The Regional Commission for the Certification of Polio Eradication declared the WHO’s 11 country South-East Asia Region free of circulating wild poliovirus in March 2014 when India’s polio status changed. The region was the 4th of the 6 WHO regions to be certified as having interrupted all indigenous WPV circulation (the Americas in 1994, the Western Pacific in 2000 & the European Region in 2002).

Current situation

While the eradication programme has had successes, many factors stand in the way of reaching the eradication goal:

- The growing conflict and insecurity in the Horn of Africa and Middle East has played a major role in precipitating outbreaks in this area
- Increased instability in Pakistan, allowing continued transmission
- Disruption to immunisation activities in these areas has led to low population immunity and ongoing insecurity hampers the efforts to respond to outbreak reports
- Rapid detection of cases can be hindered in some areas by suboptimal surveillance
- Supplementary immunisation activities have had insufficient impact on stopping transmission in Pakistan and Afghanistan – this is mainly due to poor planning which results in the same groups of children missing vaccine doses.
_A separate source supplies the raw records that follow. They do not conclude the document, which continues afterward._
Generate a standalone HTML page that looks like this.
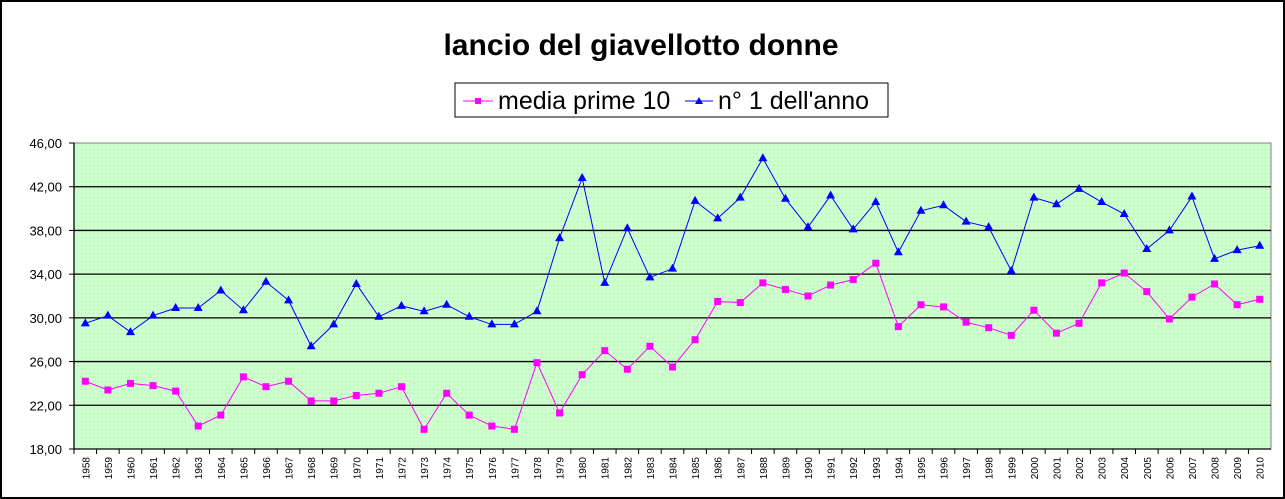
<!DOCTYPE html>
<html><head><meta charset="utf-8"><style>
body{margin:0;background:#fff}
svg{display:block;font-family:"Liberation Sans",Arial,sans-serif}
</style></head><body>
<svg id="chart" width="1285" height="499">
<defs><pattern id="dots" width="4" height="4" patternUnits="userSpaceOnUse"><rect width="4" height="4" fill="#ccffcc"/><rect x="1" y="1" width="1" height="1" fill="#b8e6b8"/></pattern></defs>
<rect x="1" y="1" width="1283" height="497" fill="#fff" stroke="#000" stroke-width="2"/>
<text x="641" y="55" text-anchor="middle" font-size="30" font-weight="bold">lancio del giavellotto donne</text>
<g>
<rect x="455" y="83" width="433" height="34" fill="#fff" stroke="#000"/>
<g>
<line x1="463" y1="101" x2="493" y2="101" stroke="#ff00ff"/><rect x="475" y="98" width="6" height="6" fill="#ff00ff"/>
<text x="498" y="109" font-size="25">media prime 10</text></g>
<g>
<line x1="685" y1="101" x2="713" y2="101" stroke="#0000ff"/><polygon points="699,97 703,104 695,104" fill="#0000ff"/>
<text x="718" y="109" font-size="25">n° 1 dell'anno</text></g>
</g>
<rect x="74" y="143" width="1197" height="306" fill="url(#dots)" stroke="#808080"/>
<g id="grid"></g><g id="axes"></g><g id="series"></g>
</svg>
<script>
const years=[];for(let y=1958;y<=2010;y++)years.push(String(y));
const yTicks=[18,22,26,30,34,38,42,46];
const yTickLabels=["18,00","22,00","26,00","30,00","34,00","38,00","42,00","46,00"];
const media=[24.2,23.4,24.0,23.8,23.3,20.1,21.1,24.6,23.7,24.2,22.4,22.4,22.9,23.1,23.7,19.8,23.1,21.1,20.1,19.8,25.9,21.3,24.8,27.0,25.3,27.4,25.5,28.0,31.5,31.4,33.2,32.6,32.0,33.0,33.5,35.0,29.2,31.2,31.0,29.6,29.1,28.4,30.7,28.6,29.5,33.2,34.1,32.4,29.9,31.9,33.1,31.2,31.7];
const best=[29.5,30.2,28.7,30.2,30.9,30.9,32.5,30.7,33.3,31.6,27.4,29.4,33.1,30.1,31.1,30.6,31.2,30.1,29.4,29.4,30.6,37.3,42.8,33.2,38.2,33.7,34.5,40.7,39.1,41.0,44.6,40.9,38.3,41.2,38.1,40.6,36.0,39.8,40.3,38.8,38.3,34.3,41.0,40.4,41.8,40.6,39.5,36.3,38.0,41.1,35.4,36.2,36.6];
const L=74,R=1271,T=143,B=449,ymin=18,ymax=46;
const bw=(R-L)/years.length;
const X=i=>L+(i+0.5)*bw;
const Y=v=>B-(v-ymin)/(ymax-ymin)*(B-T);
const NS="http://www.w3.org/2000/svg";
function mk(tag,attrs,parent){const e=document.createElementNS(NS,tag);for(const k in attrs)e.setAttribute(k,attrs[k]);parent.appendChild(e);return e;}
const grid=document.getElementById('grid'),axes=document.getElementById('axes'),ser=document.getElementById('series');
yTicks.forEach((v,i)=>{
 if(v>ymin&&v<ymax){const g=mk('line',{x1:L,x2:R,y1:Y(v),y2:Y(v),stroke:'#000','stroke-width':1.3},grid);
 
 }
 const t=mk('text',{x:L-12,y:Y(v)+5,'text-anchor':'end','font-size':13},axes);t.textContent=yTickLabels[i];
 
 
 mk('line',{x1:L-5,x2:L,y1:Y(v),y2:Y(v),stroke:'#000'},axes);
});
mk('line',{x1:L,x2:L,y1:T,y2:B,stroke:'#000','stroke-width':1.3},axes);
mk('line',{x1:L,x2:R,y1:B,y2:B,stroke:'#000','stroke-width':1.3},axes);
years.forEach((yr,i)=>{
 mk('line',{x1:L+i*bw,x2:L+i*bw,y1:B,y2:B+5,stroke:'#000'},axes);
 const t=mk('text',{x:0,y:0,'text-anchor':'end','font-size':10,transform:`translate(${X(i)+4},${B+8}) rotate(-90)`},axes);t.textContent=yr;
 
 
});
function line(data,color,name,marker){
 const p=mk('polyline',{points:data.map((v,i)=>X(i)+','+Y(v)).join(' '),fill:'none',stroke:color,'stroke-width':1},ser);
 
 
 data.forEach((v,i)=>{let m;
  if(marker==='sq')m=mk('rect',{x:X(i)-3.5,y:Y(v)-3.5,width:7,height:7,fill:color},ser);
  else m=mk('polygon',{points:`${X(i)},${Y(v)-5} ${X(i)+4.5},${Y(v)+3} ${X(i)-4.5},${Y(v)+3}`,fill:color},ser);
  
  
 });
}
line(media,'#ff00ff','media-prime-10','sq');
line(best,'#0000ff','n1-anno','tri');
</script>
</body></html>
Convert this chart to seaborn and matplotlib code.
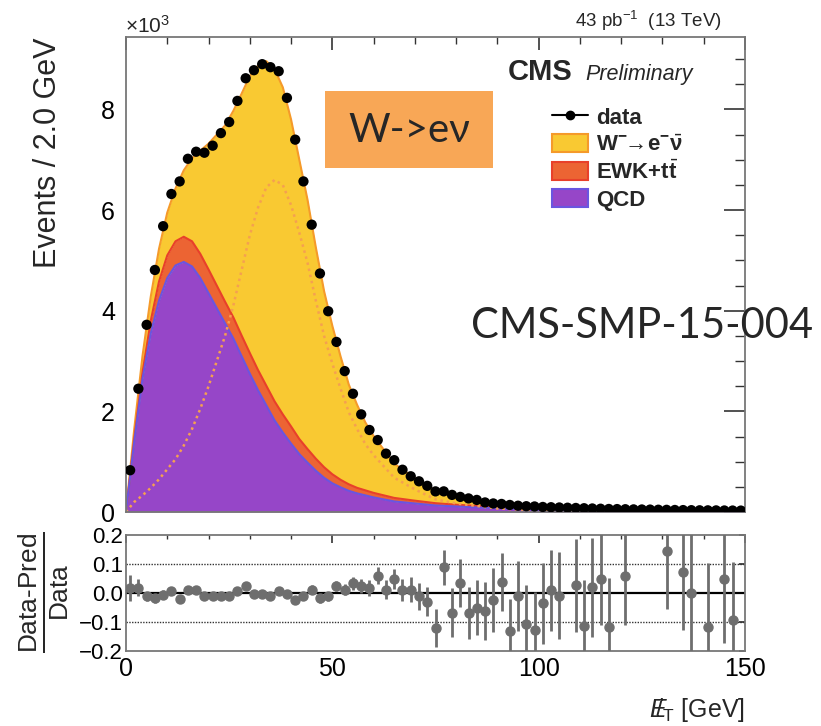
import numpy as np
import matplotlib
matplotlib.use('Agg')
import matplotlib.pyplot as plt
import matplotlib.patches as mpatches
from matplotlib.lines import Line2D
from matplotlib.ticker import MultipleLocator
import seaborn as sns

# MET bins of 2 GeV, data in units of 10^3 events
bin_centers = np.arange(1, 150, 2)
data_k = [0.83, 2.45, 3.72, 4.81, 5.68, 6.32, 6.57, 7.02, 7.16, 7.14,
          7.28, 7.53, 7.75, 8.17, 8.62, 8.78, 8.90, 8.84, 8.76, 8.23,
          7.40, 6.57, 5.71, 4.74, 3.99, 3.38, 2.80, 2.35, 1.94, 1.63,
          1.43, 1.16, 1.03, 0.84, 0.71, 0.61, 0.52, 0.41, 0.41, 0.34,
          0.30, 0.27, 0.24, 0.19, 0.17, 0.16, 0.14, 0.125, 0.115, 0.11,
          0.10, 0.095, 0.09, 0.085, 0.08, 0.075, 0.07, 0.065, 0.06, 0.058,
          0.055, 0.052, 0.05, 0.048, 0.045, 0.043, 0.04, 0.038, 0.036, 0.034,
          0.033, 0.032, 0.03, 0.029, 0.028]

# (Data-Pred)/Data per bin, nan where no point is drawn
ratio = [0.018, 0.018, -0.012, -0.018, -0.006, 0.006, -0.02, 0.01, 0.01, -0.012,
         -0.012, -0.01, -0.012, 0.006, 0.024, -0.002, -0.002, -0.012, 0.008, -0.002,
         -0.024, -0.01, 0.012, -0.018, -0.012, 0.024, 0.012, 0.034, 0.024, 0.018,
         0.06, 0.012, 0.048, 0.012, 0.012, -0.012, -0.03, -0.12, 0.088, -0.068,
         0.035, -0.07, -0.05, -0.063, -0.024, 0.039, -0.13, -0.01, -0.106, -0.126,
         -0.035, 0.01, -0.01, np.nan, 0.027, -0.115, 0.02, 0.05, -0.117, np.nan,
         0.059, np.nan, np.nan, np.nan, np.nan, 0.145, np.nan, 0.074, 0.0, np.nan,
         -0.117, np.nan, 0.047, -0.092, np.nan]
ratio_err = [0.045, 0.03, 0.015, 0.015, 0.015, 0.013, 0.013, 0.013, 0.013, 0.013,
             0.013, 0.013, 0.013, 0.013, 0.013, 0.013, 0.013, 0.013, 0.013, 0.013,
             0.013, 0.015, 0.015, 0.015, 0.017, 0.018, 0.02, 0.022, 0.025, 0.027,
             0.03, 0.032, 0.035, 0.038, 0.042, 0.045, 0.05, 0.065, 0.062, 0.085,
             0.083, 0.09, 0.094, 0.1, 0.11, 0.1, 0.11, 0.12, 0.135, 0.13,
             0.14, 0.14, 0.15, np.nan, 0.16, 0.16, 0.17, 0.16, 0.17, np.nan,
             0.17, np.nan, np.nan, np.nan, np.nan, 0.2, np.nan, 0.2, 0.22, np.nan,
             0.22, np.nan, 0.22, 0.2, np.nan]

# fitted templates (10^3 events)
model_x = [0, 2, 4, 6, 8, 10, 12, 14, 16, 18, 20, 22, 24, 26, 28, 30, 32, 34, 36, 38,
           40, 42, 44, 46, 48, 50, 52, 54, 56, 58, 60, 65, 70, 75, 80, 85, 90, 95, 100,
           110, 120, 130, 140, 150]
qcd = [0, 1.4, 2.65, 3.55, 4.2, 4.65, 4.9, 4.97, 4.88, 4.65, 4.35, 4.05, 3.75, 3.45,
       3.1, 2.75, 2.42, 2.12, 1.82, 1.58, 1.36, 1.15, 0.98, 0.82, 0.68, 0.57, 0.49,
       0.42, 0.37, 0.33, 0.29, 0.21, 0.17, 0.13, 0.11, 0.09, 0.075, 0.06, 0.05,
       0.035, 0.025, 0.018, 0.013, 0.01]
ewk = [0, 0.05, 0.12, 0.25, 0.38, 0.45, 0.48, 0.5, 0.5, 0.48, 0.47, 0.45, 0.43, 0.42,
       0.41, 0.41, 0.4, 0.39, 0.38, 0.36, 0.34, 0.3, 0.27, 0.24, 0.21, 0.18, 0.15,
       0.13, 0.11, 0.1, 0.09, 0.07, 0.055, 0.045, 0.035, 0.03, 0.025, 0.02, 0.018,
       0.014, 0.011, 0.009, 0.007, 0.006]
wenu = [0, 0.2, 0.33, 0.48, 0.65, 0.85, 1.05, 1.32, 1.65, 2.05, 2.5, 3.0, 3.5, 4.1,
        4.8, 5.5, 6.05, 6.45, 6.6, 6.5, 6.1, 5.55, 4.95, 4.2, 3.5, 2.95, 2.45, 1.98,
        1.65, 1.35, 1.13, 0.68, 0.45, 0.25, 0.17, 0.12, 0.07, 0.05, 0.04, 0.03,
        0.022, 0.017, 0.013, 0.011]

c_w = '#f9c932'
c_w_edge = '#f59a2a'
c_ewk = '#ec6433'
c_ewk_edge = '#e8402a'
c_qcd = '#9646c8'
c_qcd_edge = '#6a55e0'
c_box = '#f8a756'

sns.set_theme(style='white')
plt.rcParams['font.family'] = ['Liberation Sans', 'DejaVu Sans']
plt.rcParams['mathtext.fontset'] = 'custom'
plt.rcParams['mathtext.rm'] = 'Liberation Sans'
plt.rcParams['mathtext.it'] = 'Liberation Sans:italic'
plt.rcParams['mathtext.bf'] = 'Liberation Sans:bold'

W, H = 821, 726
fig = plt.figure(figsize=(W / 100, H / 100), dpi=100)

def fx(px):
    return px / W

def fy(py):
    return 1 - py / H

ax = fig.add_axes([fx(126), fy(512), fx(745) - fx(126), fy(37) - fy(512)])
axr = fig.add_axes([fx(126), fy(651), fx(745) - fx(126), fy(535) - fy(651)])

mx = np.array(model_x)
s1 = np.array(qcd)
s2 = s1 + np.array(ewk)
s3 = s2 + np.array(wenu)

ax.fill_between(mx, 0, s1, color=c_qcd, lw=0)
ax.fill_between(mx, s1, s2, color=c_ewk, lw=0)
ax.fill_between(mx, s2, s3, color=c_w, lw=0)
sns.lineplot(x=mx, y=s3, ax=ax, color=c_w_edge, lw=1.5)
sns.lineplot(x=mx, y=s2, ax=ax, color=c_ewk_edge, lw=1.5)
sns.lineplot(x=mx, y=s1, ax=ax, color=c_qcd_edge, lw=1.5)
sns.lineplot(x=mx, y=np.array(wenu), ax=ax, color='#f5a050', lw=1.8,
             linestyle=(0, (1, 1.5)))
sns.scatterplot(x=bin_centers, y=data_k, ax=ax, color='black', s=55,
                edgecolor='none', zorder=5)

ax.set_xlim(0, 150)
ax.set_ylim(0, 9.44)
ax.set_xlabel('')
ax.set_ylabel('')
ax.xaxis.set_major_locator(MultipleLocator(50))
ax.xaxis.set_minor_locator(MultipleLocator(10))
ax.yaxis.set_major_locator(MultipleLocator(2))
ax.yaxis.set_minor_locator(MultipleLocator(0.5))
ax.tick_params(axis='both', which='both', direction='in', top=True, right=True,
               labelbottom=False, colors='#333333', labelcolor='black')
ax.tick_params(axis='y', which='major', length=15, width=1.2, labelsize=18, pad=8)
ax.tick_params(axis='y', which='minor', length=7, width=1)
ax.tick_params(axis='x', which='major', length=9, width=1.2)
ax.tick_params(axis='x', which='minor', length=5, width=1)
ax.set_yticks([0, 2, 4, 6, 8])
ax.set_yticklabels(['0', '2', '4', '6', '8'])

# ratio panel
axr.axhline(0, color='black', lw=1.6, zorder=1)
axr.axhline(0.1, color='#333333', lw=1, linestyle=(0, (1, 1)), zorder=1)
axr.axhline(-0.1, color='#333333', lw=1, linestyle=(0, (1, 1)), zorder=1)
axr.errorbar(bin_centers, ratio, yerr=ratio_err, fmt='o', color='#6e6e6e',
             ms=6.5, elinewidth=2, capsize=0, zorder=3)
axr.set_xlim(0, 150)
axr.set_ylim(-0.2, 0.2)
axr.xaxis.set_major_locator(MultipleLocator(50))
axr.xaxis.set_minor_locator(MultipleLocator(10))
axr.set_yticks([-0.2, -0.1, 0.0, 0.1, 0.2])
axr.set_yticklabels(['\u22120.2', '\u22120.1', '0.0', '0.1', '0.2'])
axr.tick_params(axis='both', which='both', direction='in', top=True, right=True,
                colors='#333333', labelcolor='black')
axr.tick_params(axis='x', which='major', length=6, width=1.2, labelsize=18, pad=4)
axr.tick_params(axis='x', which='minor', length=3, width=1)
axr.tick_params(axis='y', which='major', length=4, labelsize=16, pad=2)

for a in (ax, axr):
    for sp in a.spines.values():
        sp.set_color('#777777')
        sp.set_linewidth(1.3)

# texts
fig.text(fx(48), fy(37), 'Events / 2.0 GeV', rotation=90, ha='center', va='top',
         fontsize=22)
fig.text(fx(125), fy(26), '\u00d710$^{3}$', ha='left', va='center', fontsize=15)
fig.text(fx(722), fy(21), '43 pb$^{-1}$  (13 TeV)', ha='right', va='center',
         fontsize=13.5)
fig.text(fx(508), fy(80), 'CMS', ha='left', va='baseline', fontsize=21,
         fontweight='bold')
fig.text(fx(585), fy(80), 'Preliminary', ha='left', va='baseline', fontsize=15.5,
         fontstyle='italic')
fig.text(fx(44), fy(592), r'$\frac{\mathrm{Data\text{-}Pred}}{\mathrm{Data}}$',
         rotation=90, ha='center', va='center', fontsize=27)
fig.text(fx(745), fy(710), r'$E\!\!\!/_{\mathrm{T}}$ [GeV]', ha='right',
         va='center', fontsize=18)

# legend
handles = [Line2D([0], [0], color='black', marker='o', ms=6, lw=1.5),
           mpatches.Patch(facecolor=c_w, edgecolor=c_w_edge, lw=1.5),
           mpatches.Patch(facecolor=c_ewk, edgecolor=c_ewk_edge, lw=1.5),
           mpatches.Patch(facecolor=c_qcd, edgecolor=c_qcd_edge, lw=1.5)]
labels = ['data', r'W$^{\mathbf{-}}\!\!\rightarrow\!$e$^{\mathbf{-}}\bar{\mathbf{\nu}}$',
          r'EWK+t$\bar{\mathbf{t}}$', 'QCD']
fig.legend(handles, labels, loc='upper left',
           bbox_to_anchor=(fx(552), fy(107)), frameon=False,
           prop={'weight': 'bold', 'size': 16}, handlelength=1.6,
           handleheight=0.9, handletextpad=0.4, labelspacing=0.22,
           borderpad=0, borderaxespad=0)

# annotation box and note
fig.patches.append(mpatches.Rectangle((fx(325), fy(168)), fx(493) - fx(325),
                                      fy(91) - fy(168), transform=fig.transFigure,
                                      facecolor=c_box, edgecolor='none', zorder=10))
fig.text(fx(409), fy(130), 'W->e\u03bd', ha='center', va='center', fontsize=29,
         family=['Lato', 'DejaVu Sans'], zorder=11)
fig.text(fx(471), fy(326), 'CMS-SMP-15-004', ha='left', va='center', fontsize=30,
         family=['Lato', 'DejaVu Sans'], zorder=11)

fig.savefig('out.png', dpi=100)
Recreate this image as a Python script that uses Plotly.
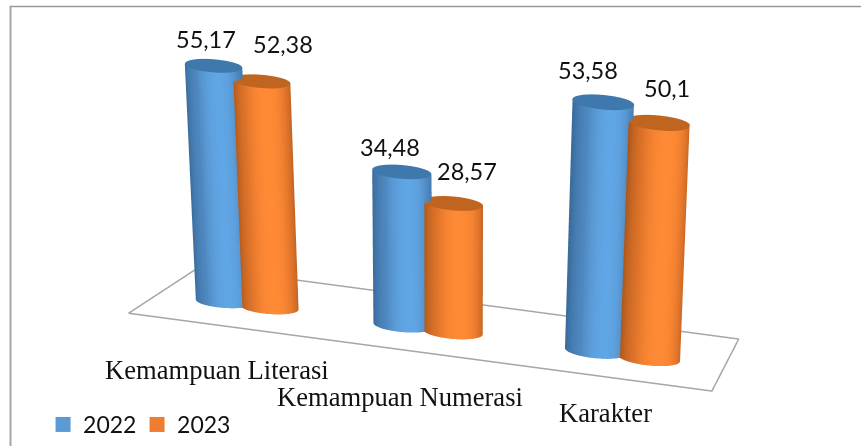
import numpy as np
import plotly.graph_objects as go

categories = ["Kemampuan Literasi", "Kemampuan Numerasi", "Karakter"]
series_names = ["2022", "2023"]
values_2022 = [55.17, 34.48, 53.58]
values_2023 = [52.38, 28.57, 50.1]
value_labels_2022 = ["55,17", "34,48", "53,58"]
value_labels_2023 = ["52,38", "28,57", "50,1"]

BLUE = [[0, "#3A6C9C"], [0.7, "#4F88C0"], [1, "#60A6E4"]]
ORANGE = [[0, "#A8551A"], [0.7, "#DF742A"], [1, "#FF8A35"]]
TOP = {"2022": "#3F78AC", "2023": "#C0651F"}
LEG = {"2022": "#5B9BD5", "2023": "#ED7D31"}
LIGHT = dict(ambient=1, diffuse=0, specular=0, roughness=1, fresnel=0)

GROUP_X = [0.465, 1.427, 2.461]
GROUP_SEP = [0.24, 0.265, 0.284]
BAR_Y = 0.44
R0, RY = 0.15, 0.85
XC = 1.5


def warp(x, y, z):
    """Mild perspective: back narrows, tall things fan out and grow toward the near side."""
    x, y, z = np.asarray(x, float), np.asarray(y, float), np.asarray(z, float)
    depth = 1 - 0.075 * y
    xo = XC + (x - XC) * depth * (1 + 0.055 * z / 60)
    zo = z * (1 + 0.047 * (x - XC))
    return xo, y, zo


traces = []


def cylinder(cx, cy, h, scale, topcol):
    m = 1 + 0.047 * (cx - XC)
    r = R0 * m
    th = np.linspace(0, 2 * np.pi, 121)
    T, Zf = np.meshgrid(th, np.array([0.0, 1.0]))
    X = cx + r * np.cos(T)
    Y = cy + r * RY * np.sin(T)
    Z = Zf * h
    xo, yo, _ = warp(np.full_like(X, cx), Y, Z)
    zo = Z * (1 + 0.047 * (cx - XC))
    xo = xo + (X - cx)
    shade = np.clip(np.cos(T - np.radians(-65)), 0, 1)
    traces.append(go.Surface(x=xo, y=yo, z=zo, surfacecolor=shade, cmin=0, cmax=1,
                             colorscale=scale, showscale=False, lighting=LIGHT,
                             hoverinfo="skip", showlegend=False))
    T2, RR = np.meshgrid(th, np.array([0.0, 1.0]))
    topx = xo[1, 0] - (X[1, 0] - cx) + r * RR * np.cos(T2)
    topy = cy + r * RY * RR * np.sin(T2)
    traces.append(go.Surface(x=topx, y=topy, z=np.full_like(T2, zo[1, 0]), surfacecolor=np.zeros_like(T2),
                             cmin=0, cmax=1, colorscale=[[0, topcol], [1, topcol]], showscale=False,
                             lighting=LIGHT, hoverinfo="skip", showlegend=False))


for i in range(3):
    cx = GROUP_X[i]
    s = GROUP_SEP[i]
    cylinder(cx - s / 2, BAR_Y, values_2022[i], BLUE, TOP["2022"])
    cylinder(cx + s / 2, BAR_Y, values_2023[i], ORANGE, TOP["2023"])

fx, fy, fz = warp([0, 3, 3, 0, 0], [0, 0, 1, 1, 0], [0] * 5)
traces.append(go.Scatter3d(x=fx, y=fy, z=fz, mode="lines",
                           line=dict(color="#A6A6A6", width=3), hoverinfo="skip", showlegend=False))

for n in series_names:
    traces.append(go.Scatter3d(x=[None], y=[None], z=[None], mode="markers", name=n,
                               marker=dict(symbol="square", size=15, color=LEG[n])))

fig = go.Figure(traces)

# orthographic view
a, p = np.radians(20), np.radians(21.5)
D = 2.2
d = np.array([np.sin(a) * np.cos(p), -np.cos(a) * np.cos(p), np.sin(p)])
c = np.array([-0.06, -0.02, -0.254])
eye = c + D * d

ax = dict(visible=False, showspikes=False)

W, H = 861, 446
annots = []
lab_xy = [(206, 39), (390, 147), (588, 70), (283, 44), (467, 171), (667, 88)]
for (x, y), t in zip(lab_xy, value_labels_2022 + value_labels_2023):
    annots.append(dict(xref="paper", yref="paper", x=x / W, y=1 - y / H, text=t, showarrow=False,
                       xanchor="center", yanchor="middle",
                       font=dict(family="Lato", size=23.5, color="#111111")))
cat_xy = [(217, 370), (400, 397), (605, 413)]
for (x, y), t in zip(cat_xy, categories):
    annots.append(dict(xref="paper", yref="paper", x=x / W, y=1 - y / H, text=t, showarrow=False,
                       xanchor="center", yanchor="middle",
                       font=dict(family="Liberation Serif", size=26.6, color="#111111")))

fig.update_layout(
    width=W, height=H, margin=dict(l=0, r=0, t=0, b=0), paper_bgcolor="white",
    scene=dict(
        domain=dict(x=[0, 1], y=[0, 1]),
        xaxis=dict(range=[-0.3, 3.3], **ax), yaxis=dict(range=[-0.2, 1.2], **ax), zaxis=dict(range=[0, 70], **ax),
        aspectmode="manual", aspectratio=dict(x=3.34, y=0.895, z=1.515),
        camera=dict(eye=dict(x=eye[0], y=eye[1], z=eye[2]), center=dict(x=c[0], y=c[1], z=c[2]),
                    up=dict(x=0, y=0, z=1), projection=dict(type="orthographic")),
    ),
    legend=dict(orientation="h", x=0.05, y=0.0, xanchor="left", yanchor="bottom",
                entrywidth=49, entrywidthmode="pixels",
                font=dict(family="Lato", size=23, color="#111111"), bgcolor="rgba(0,0,0,0)"),
    annotations=annots,
    shapes=[dict(type="line", xref="paper", yref="paper", x0=10.5 / W, x1=10.5 / W, y0=0, y1=1 - 6 / H,
                 line=dict(color="#A6A6A6", width=2)),
            dict(type="line", xref="paper", yref="paper", x0=10 / W, x1=1, y0=1 - 6.5 / H, y1=1 - 6.5 / H,
                 line=dict(color="#999999", width=1.5))],
)
fig.write_html("out.html", config=dict(displayModeBar=False),
               post_script="document.body.style.margin='0';document.documentElement.style.overflow='hidden';")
Recommendations for travellers

In May 2014, the WHO declared the international spread of wild poliovirus from endemic areas into polio-free areas a ‘public health emergency of international concern’ and instituted some temporary recommendations: currently these only apply to Afghanistan & Pakistan and require that residents are to be vaccinated against polio and supplied with an International Certificate of Vaccination or Prophylaxis.

According to the US Centers for Disease Control and Prevention (CDC): Long-term travelers (staying >4 weeks) to the polio-infected countries may be required to show proof of polio vaccination when departing the polio-infected country. To meet these WHO requirements, long-term travelers should receive polio vaccine between 4 weeks and 12 months before the date of departure from the polio-infected country.

Australian children receive a primary course of polio vaccinations as part of the National Immunisation Program. For those adults who have completed a primary course and will be travelling to countries where wild poliovirus transmission still occurs, a single booster dose is recommended. However travel requirements do occasionally change in response to outbreaks, so up to date advice should be sought from your travel health provider or through the Australian Government Department of Health website.